It is the year 2013. Twenty years ago, we didn’t have smartphones, tablets, laptops or any of the social media platforms that have now defined our generation. People didn’t snap pictures at the dining table, check into locations wherever they are, or record their entire existences for the whole world on see on the Internet. There were a different set of manners and etiquettes.
At the dining table, it was don’t talk with your mouth full, don’t pick on your food, wash your own dishes. Now, it’s more like stop playing with your phone, stop texting, and the inevitable, are you done taking pictures? There was no such thing as don’t text and drive; it was solely don’t drink and drive. Now, we worry about both mindless decisions. Change is normal in society. We thrive on a state of flux, but when it comes to the manners of the 21st century, are we doing it right?
In an effort to influence a redefinition of courtesy and manners, here are some major faux pas of this generation.
Texting while someone is talking to you
I don’t know how, I don’t know when, and I don’t know why people need to do this incessantly. Texting in a social situation is one of the rudest social norms adapted by our generation. How in the world have we allowed ourselves to interrupt someone in the midst of talking just because we have to reply to a text message?
We are a generation of immediate gratification, and it seems like the current reality of a person sitting in front of you attempting to converse just cannot trump virtual conversation.
I sometimes wonder, who is that person on the other line? Are you planning some important what-shall-we-do-when-zombies-attack contingency plans that you can’t just put down that damn phone and be fully engaged in a conversation?
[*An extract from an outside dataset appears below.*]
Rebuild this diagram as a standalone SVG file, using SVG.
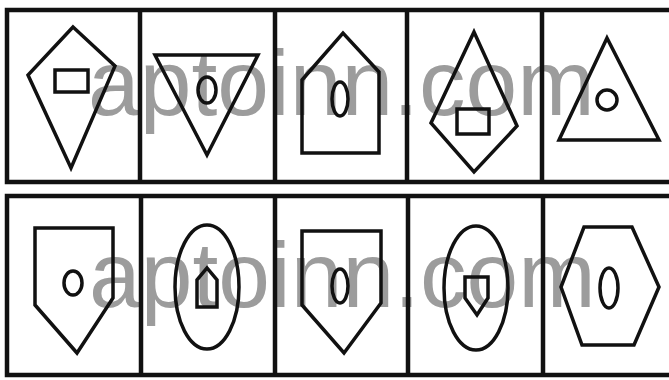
<svg xmlns="http://www.w3.org/2000/svg" width="669" height="380" viewBox="0 0 669 380">
<style>
.frame{fill:none;stroke:#111;stroke-width:4.5}
.sh{fill:none;stroke:#111;stroke-width:3.5;stroke-linejoin:miter}
.wm{font-family:"Liberation Sans",Arial,sans-serif;font-size:93px;fill:#9c9c9c}
</style>
<rect width="669" height="380" fill="#fff"/>
<g id="watermark">
<text class="wm" x="88" y="115">aptoinn.com</text>
<text class="wm" x="89" y="307">aptoinn.com</text>
</g>
<g id="frames">
<path class="frame" d="M672,10 H7 V182 H672 M140,10 V182 M275,10 V182 M407,10 V182 M542,10 V182"/>
<path class="frame" d="M672,196 H7 V375 H672 M141,196 V375 M275,196 V375 M408,196 V375 M543,196 V375"/>
</g>
<g id="t1">
<polygon class="sh" points="73,27 115,66 71,168 28,75"/>
<rect class="sh" x="55" y="70" width="33" height="22"/>
</g>
<g id="t2">
<polygon class="sh" points="155,55 258,55 207,155"/>
<ellipse class="sh" cx="207" cy="90" rx="9" ry="13"/>
</g>
<g id="t3">
<polygon class="sh" points="302,80 343,33 379,72 379,153 302,153"/>
<ellipse class="sh" cx="340" cy="99" rx="8" ry="17"/>
</g>
<g id="t4">
<polygon class="sh" points="474,32 517,126 474,172 431,123"/>
<rect class="sh" x="457" y="109" width="32" height="25"/>
</g>
<g id="t5">
<polygon class="sh" points="607,38 659,140 559,140"/>
<circle class="sh" cx="607" cy="100" r="10"/>
</g>
<g id="b1">
<polygon class="sh" points="35,228 113,228 113,298 77,353 35,305"/>
<ellipse class="sh" cx="73" cy="283" rx="9" ry="12"/>
</g>
<g id="b2">
<ellipse class="sh" cx="207" cy="287" rx="32" ry="62"/>
<polygon class="sh" points="197,307 197,280 207,268 217,280 217,307"/>
</g>
<g id="b3">
<polygon class="sh" points="302,231 381,231 381,303 344,353 302,305"/>
<ellipse class="sh" cx="340" cy="286" rx="8" ry="17"/>
</g>
<g id="b4">
<ellipse class="sh" cx="476" cy="288" rx="32" ry="62"/>
<polygon class="sh" points="465,277 488,277 488,298 477,315 465,298"/>
</g>
<g id="b5">
<polygon class="sh" points="561,287 584,227 632,227 659,287 634,345 582,345"/>
<ellipse class="sh" cx="609" cy="288" rx="9" ry="20"/>
</g>
</svg>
The need to hashtag your photos
It was revolutionary when Instagram became global. We now have an extremely convenient and revealing platform to share and view pictures from all over the world. Even foodies are tolerated; you can post photos of delectably mouth-watering food all you want – the world forgives you. I just have to burn the “hashtaggers.” Seriously? You post a picture of yourself and you caption it with #selfie #ootd #bored #Mondayblues #sunnyday #inthecar. Why is this necessary? Hashtags originated on Twitter and that’s where they should stay.
Wait! Don’t eat yet; I need to snap this!
You’re out to dinner and “check in” at your location, tag your accompanying friends, and post a photo of the dinner table as everyone’s meal arrives. Okay. Since when did eating with a bunch of friends become a public affair? Who cares that you’re out to dinner? People who incessantly scroll through the newsfeed of Facebook maybe – oh wait, that implies 90 percent of all Facebook users!
Really, guys, how is updating every social event you have ever been to the way to live your life? Since when has a fun-filled dinner mixed with good conversation become insufficient? Let’s put down the camera phones and focus on what’s in front of us.
Turning Facebook into a forum of humble-brags, overly depressed or happy statuses, opinionated statuses, etc.
“Ran only 15 miles today, must do better tomorrow!” “Feeling sad – why do I feel like everyone is against me these days?” “Finally got what I wished for! The world couldn’t be a better place right now.”
Everyone has something going on in his or her life at any given moment. People are different. People have different opinions, they do different things and they feel different emotions. When people share every detail of their lives on social media, I feel like stabbing myself repeatedly. Why do we need to broadcast our emotions to the public? And to the humble-braggers who can’t stop talking about how inspired they feel and how much progress they’re making on their goals, please stop.
If you really are determined, go out and do something productive. Stop overloading your Facebook profile with fitness pictures and photos of the healthy food that you consume daily. Stop with the obsession over social media. Maybe the ticket to a better, more fulfilling, life is logging out of your social media and concentrating on the life before your eyes.
We spent much of our childhood learning manners and proper etiquette, but it seems like we are lacking in those very departments when it comes to our evolving social norms. When we will learn civility? When will we grasp the meaning and value of respect? More importantly, who is dictating the proper decorum when it comes to the virtual world?